WHAT THE TASK ASKS: Filter these entries so that only lines with the word "code" remain.

-- BEGIN --

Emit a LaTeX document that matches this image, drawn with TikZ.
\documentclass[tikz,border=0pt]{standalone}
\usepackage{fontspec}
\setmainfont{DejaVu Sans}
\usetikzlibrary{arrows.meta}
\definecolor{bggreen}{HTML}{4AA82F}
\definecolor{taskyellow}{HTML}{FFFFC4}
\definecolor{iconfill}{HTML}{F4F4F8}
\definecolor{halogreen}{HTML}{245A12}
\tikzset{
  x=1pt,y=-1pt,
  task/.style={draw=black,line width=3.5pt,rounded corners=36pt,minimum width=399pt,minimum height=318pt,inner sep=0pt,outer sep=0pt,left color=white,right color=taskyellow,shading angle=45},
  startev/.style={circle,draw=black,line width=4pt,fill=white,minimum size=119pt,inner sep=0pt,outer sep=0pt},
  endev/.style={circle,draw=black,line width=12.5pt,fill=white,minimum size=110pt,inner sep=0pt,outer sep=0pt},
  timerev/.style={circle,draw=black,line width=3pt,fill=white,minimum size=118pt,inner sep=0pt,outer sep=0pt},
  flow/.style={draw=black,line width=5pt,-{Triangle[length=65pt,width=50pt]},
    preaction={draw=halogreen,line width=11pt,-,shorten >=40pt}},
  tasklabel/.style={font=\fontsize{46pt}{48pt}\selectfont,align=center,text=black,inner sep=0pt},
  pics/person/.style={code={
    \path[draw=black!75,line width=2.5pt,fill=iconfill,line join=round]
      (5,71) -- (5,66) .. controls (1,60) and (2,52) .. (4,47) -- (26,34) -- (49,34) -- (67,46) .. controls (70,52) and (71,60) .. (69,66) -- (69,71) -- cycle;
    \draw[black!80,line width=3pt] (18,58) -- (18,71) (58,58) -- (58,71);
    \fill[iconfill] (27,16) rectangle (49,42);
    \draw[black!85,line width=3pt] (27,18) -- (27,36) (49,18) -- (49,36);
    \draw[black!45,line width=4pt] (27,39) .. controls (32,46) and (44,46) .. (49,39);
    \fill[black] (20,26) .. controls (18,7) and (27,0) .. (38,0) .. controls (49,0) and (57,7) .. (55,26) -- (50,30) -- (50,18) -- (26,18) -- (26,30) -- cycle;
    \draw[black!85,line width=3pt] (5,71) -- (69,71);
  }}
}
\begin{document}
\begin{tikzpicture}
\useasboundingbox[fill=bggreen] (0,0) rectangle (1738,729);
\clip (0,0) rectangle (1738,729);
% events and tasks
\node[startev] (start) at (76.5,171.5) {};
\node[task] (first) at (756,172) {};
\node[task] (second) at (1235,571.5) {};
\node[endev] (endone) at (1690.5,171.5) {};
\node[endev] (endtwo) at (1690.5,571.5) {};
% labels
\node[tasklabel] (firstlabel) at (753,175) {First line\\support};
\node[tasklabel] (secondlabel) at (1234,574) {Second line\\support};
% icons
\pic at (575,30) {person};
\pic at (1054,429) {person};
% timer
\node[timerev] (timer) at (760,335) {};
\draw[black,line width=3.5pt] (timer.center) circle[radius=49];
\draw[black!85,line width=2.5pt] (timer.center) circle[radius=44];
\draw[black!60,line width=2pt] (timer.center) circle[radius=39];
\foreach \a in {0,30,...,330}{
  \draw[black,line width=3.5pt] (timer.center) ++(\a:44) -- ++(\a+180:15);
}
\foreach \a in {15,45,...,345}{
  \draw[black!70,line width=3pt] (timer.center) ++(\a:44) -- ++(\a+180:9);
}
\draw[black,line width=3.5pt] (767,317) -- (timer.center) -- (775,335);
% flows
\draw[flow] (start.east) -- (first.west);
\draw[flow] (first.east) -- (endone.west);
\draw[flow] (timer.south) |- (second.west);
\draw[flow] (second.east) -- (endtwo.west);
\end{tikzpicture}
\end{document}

-- END --
-- BEGIN --

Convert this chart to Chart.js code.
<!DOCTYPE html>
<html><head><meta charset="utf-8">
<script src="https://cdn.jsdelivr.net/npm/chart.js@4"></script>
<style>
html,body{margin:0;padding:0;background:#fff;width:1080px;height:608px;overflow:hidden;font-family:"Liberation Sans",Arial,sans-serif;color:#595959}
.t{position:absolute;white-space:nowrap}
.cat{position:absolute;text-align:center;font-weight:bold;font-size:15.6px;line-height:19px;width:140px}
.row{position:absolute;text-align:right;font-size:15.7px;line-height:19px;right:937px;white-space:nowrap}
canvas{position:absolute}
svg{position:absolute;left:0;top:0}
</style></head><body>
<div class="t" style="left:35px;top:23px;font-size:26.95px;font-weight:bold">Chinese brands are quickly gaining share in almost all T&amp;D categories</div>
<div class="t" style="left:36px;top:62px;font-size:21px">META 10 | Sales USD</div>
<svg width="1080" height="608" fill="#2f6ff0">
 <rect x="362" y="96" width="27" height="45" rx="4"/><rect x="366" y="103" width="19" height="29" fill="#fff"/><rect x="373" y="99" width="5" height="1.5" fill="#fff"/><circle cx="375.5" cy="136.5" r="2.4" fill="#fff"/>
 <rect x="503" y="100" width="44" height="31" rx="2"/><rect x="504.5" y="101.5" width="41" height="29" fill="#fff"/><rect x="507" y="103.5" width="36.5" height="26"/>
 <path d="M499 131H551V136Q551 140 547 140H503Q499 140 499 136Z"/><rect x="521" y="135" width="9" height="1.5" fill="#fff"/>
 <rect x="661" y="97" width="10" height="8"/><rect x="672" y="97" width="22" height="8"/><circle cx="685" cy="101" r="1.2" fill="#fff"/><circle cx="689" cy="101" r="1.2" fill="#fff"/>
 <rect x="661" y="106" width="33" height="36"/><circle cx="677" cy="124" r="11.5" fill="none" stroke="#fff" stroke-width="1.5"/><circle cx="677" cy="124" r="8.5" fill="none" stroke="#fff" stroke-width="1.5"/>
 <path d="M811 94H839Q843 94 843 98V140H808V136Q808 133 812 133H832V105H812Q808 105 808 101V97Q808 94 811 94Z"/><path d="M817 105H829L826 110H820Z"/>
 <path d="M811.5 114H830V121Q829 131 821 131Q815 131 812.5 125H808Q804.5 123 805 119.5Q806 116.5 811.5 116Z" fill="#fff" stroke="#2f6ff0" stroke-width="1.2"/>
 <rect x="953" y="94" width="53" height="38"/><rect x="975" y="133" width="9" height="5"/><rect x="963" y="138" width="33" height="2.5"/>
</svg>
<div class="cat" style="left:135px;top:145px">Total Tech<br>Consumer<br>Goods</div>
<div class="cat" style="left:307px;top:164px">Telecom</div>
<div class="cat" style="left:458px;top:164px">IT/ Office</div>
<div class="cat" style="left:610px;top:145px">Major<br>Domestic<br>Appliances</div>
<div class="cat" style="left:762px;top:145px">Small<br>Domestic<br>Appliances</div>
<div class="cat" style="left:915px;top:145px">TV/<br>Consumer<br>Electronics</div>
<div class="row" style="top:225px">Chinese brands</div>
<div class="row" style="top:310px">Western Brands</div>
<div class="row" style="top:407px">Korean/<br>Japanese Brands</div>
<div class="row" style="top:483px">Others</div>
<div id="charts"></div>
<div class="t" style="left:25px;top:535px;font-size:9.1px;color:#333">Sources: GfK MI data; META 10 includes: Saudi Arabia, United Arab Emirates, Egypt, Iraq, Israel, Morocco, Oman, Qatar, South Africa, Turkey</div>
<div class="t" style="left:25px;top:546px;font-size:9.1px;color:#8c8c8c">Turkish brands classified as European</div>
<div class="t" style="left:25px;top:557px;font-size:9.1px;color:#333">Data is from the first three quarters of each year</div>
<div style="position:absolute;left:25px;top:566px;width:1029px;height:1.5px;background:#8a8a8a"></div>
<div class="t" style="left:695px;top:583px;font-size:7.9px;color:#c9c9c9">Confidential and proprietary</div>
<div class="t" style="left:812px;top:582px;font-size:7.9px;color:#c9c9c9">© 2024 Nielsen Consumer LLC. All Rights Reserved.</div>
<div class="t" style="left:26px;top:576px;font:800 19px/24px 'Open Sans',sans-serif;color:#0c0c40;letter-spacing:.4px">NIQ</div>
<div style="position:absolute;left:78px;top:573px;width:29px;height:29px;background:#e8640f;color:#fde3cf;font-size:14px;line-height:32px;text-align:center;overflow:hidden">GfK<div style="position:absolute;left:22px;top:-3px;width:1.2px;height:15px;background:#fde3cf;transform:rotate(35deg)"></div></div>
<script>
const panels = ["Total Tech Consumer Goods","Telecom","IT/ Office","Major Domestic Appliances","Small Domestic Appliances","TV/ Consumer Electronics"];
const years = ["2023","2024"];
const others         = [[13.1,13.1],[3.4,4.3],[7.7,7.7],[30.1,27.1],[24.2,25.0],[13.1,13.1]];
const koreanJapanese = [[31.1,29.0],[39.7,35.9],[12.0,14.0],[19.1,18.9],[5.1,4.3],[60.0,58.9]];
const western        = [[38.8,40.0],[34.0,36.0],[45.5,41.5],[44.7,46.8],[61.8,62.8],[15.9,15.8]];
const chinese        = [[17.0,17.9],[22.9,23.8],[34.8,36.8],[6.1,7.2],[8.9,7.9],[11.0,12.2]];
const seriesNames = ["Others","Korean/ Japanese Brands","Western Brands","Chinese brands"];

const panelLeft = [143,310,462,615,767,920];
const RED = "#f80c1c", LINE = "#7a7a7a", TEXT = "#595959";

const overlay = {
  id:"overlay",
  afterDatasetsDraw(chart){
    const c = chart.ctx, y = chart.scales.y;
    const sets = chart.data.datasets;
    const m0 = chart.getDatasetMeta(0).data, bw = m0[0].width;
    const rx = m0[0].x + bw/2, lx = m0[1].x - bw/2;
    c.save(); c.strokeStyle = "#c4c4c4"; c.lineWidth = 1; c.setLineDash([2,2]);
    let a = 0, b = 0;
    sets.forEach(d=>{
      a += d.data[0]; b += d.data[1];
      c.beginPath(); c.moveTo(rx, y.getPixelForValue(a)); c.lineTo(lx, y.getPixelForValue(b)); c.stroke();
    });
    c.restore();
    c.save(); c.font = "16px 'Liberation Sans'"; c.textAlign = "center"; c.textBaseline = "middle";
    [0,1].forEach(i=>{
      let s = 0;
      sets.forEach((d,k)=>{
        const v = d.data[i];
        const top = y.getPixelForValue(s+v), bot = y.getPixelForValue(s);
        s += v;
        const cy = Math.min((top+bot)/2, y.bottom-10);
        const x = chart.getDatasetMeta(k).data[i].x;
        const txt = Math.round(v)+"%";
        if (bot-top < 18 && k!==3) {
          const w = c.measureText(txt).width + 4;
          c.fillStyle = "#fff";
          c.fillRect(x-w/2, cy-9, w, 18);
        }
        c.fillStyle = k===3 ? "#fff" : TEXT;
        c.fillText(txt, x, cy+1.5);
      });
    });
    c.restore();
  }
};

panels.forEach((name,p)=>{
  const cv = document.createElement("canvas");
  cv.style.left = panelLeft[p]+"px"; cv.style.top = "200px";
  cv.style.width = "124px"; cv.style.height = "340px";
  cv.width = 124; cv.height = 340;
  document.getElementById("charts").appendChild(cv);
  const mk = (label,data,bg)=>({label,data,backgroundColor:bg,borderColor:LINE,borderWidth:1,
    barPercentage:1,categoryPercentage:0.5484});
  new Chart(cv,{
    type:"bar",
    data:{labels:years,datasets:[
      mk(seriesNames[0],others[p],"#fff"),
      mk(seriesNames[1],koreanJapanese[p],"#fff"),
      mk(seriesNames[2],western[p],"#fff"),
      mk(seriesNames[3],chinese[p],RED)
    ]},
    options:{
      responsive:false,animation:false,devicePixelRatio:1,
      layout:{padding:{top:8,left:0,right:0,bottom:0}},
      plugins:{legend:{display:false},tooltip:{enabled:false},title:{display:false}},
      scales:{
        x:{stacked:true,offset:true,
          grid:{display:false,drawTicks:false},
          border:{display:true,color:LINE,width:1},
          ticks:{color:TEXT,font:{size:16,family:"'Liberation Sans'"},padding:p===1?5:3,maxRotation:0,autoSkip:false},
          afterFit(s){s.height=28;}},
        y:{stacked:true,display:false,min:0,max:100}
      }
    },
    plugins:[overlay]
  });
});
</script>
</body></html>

-- END --

ANSWER TO THE PROBLEM:
  pics/person/.style={code={
Convert this chart to Chart.js code.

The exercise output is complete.